Biblical exhortations to self-examination for genuine faith are understandable. It is clear that the Bible expects substantial but not exhaustive change in a believer’s life, even with the gift of the Holy Spirit. Thus remaining sin does not imply by itself false faith. It is not the absence of sin but the presence of some new virtues that matters, which are called the fruit of the Spirit. If there is evidence of that fruit that only comes to S from the Spirit: love, peace, self-control etc then S may assured of her salvation.

This brings us to the rub. If the evidence to be sought is the fruit of the Spirit and this refers to virtues of some sort, then a problem is that such virtues are vague. Much that appears virtous could insincere and much of what may be ineffectual in making a difference. S may feel that she has no evidence because her evidence is open to different evaluations.

Let’s say that results of an evaluation of a life fall in three types: paradigmatically holy, paradigmatically obstinate, and penumbral. I’ll skip the first two types: if cases were nothing those that fell under either of the first two, then the implications for (2) are clear. But if someone is struggling with assurance it makes sense to think it’s because her evidence is penumbral. It could be construed sa fruit of the Spirit but it could also be construed as self-righteousness or hypocracy.

Such a case sounds like a live belief option and so the conditions seem to fit William James “will to believe” requirements. The doubt is based on two opposed interpretations of the evidence of the life of S. In Jame’s terms, both hypotheses are live belief options. It is also momentous because of the issue at stake in assurance and forced because the skeptical option is not really available. It may seem so at first but as time goes by, and if every penumbral case is treated as no evidence one may conclude that they have not been saved just as if they had paradigmatic evidence that they haven’t been when they have nothing of the sort. So the option to take the penumbrial case as evidence in favor of (2) becomes forced.

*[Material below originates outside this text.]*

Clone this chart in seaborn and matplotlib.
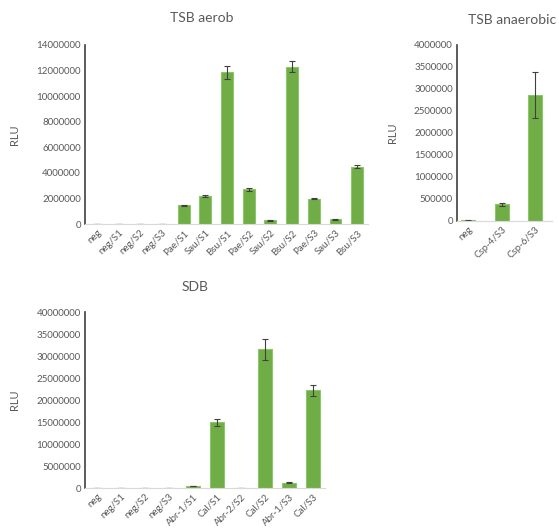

If so then S has an obligation to believe (2) in such circumstances. Such belief is not presumption since it is aspect of the invitation to believe in the gospel promises in the first place which include promises concerning the spiritual resources for new life. Further, the cash value of accepting the belief is greater encouragement to press on in one’s moral transformation, rather than give in to dispair. It in fact plays a role in acquiring that transformation and helps make (2) true. It thus may be said that God may value providing assurance in this way. It clearly is a case that on the question of assurance it better to risk being in error than to miss out on the truth.

Won’t simply taking assurance in such cases breed spiritual pride? Not if the will to assured remembers the account of his basis of her assurance, especially that it’s not the same as having paradigmatic evidence, which she should keep seeking. This feature of recognizing her dependency and contngency of belief acceptance should keep her humble. Finally, since it is possible that (1) was accepted on the basis of being a live belief option, one can’t object to applying the same reasoning to (2).

The problems with accepting the Puritan doctrine of assurance could be our entrenchment in Cliffordian evidentialism, which I think is a driving factor in the Federal Vision Movement. But with James’ will to believe criteria, we can see that assurance is possible.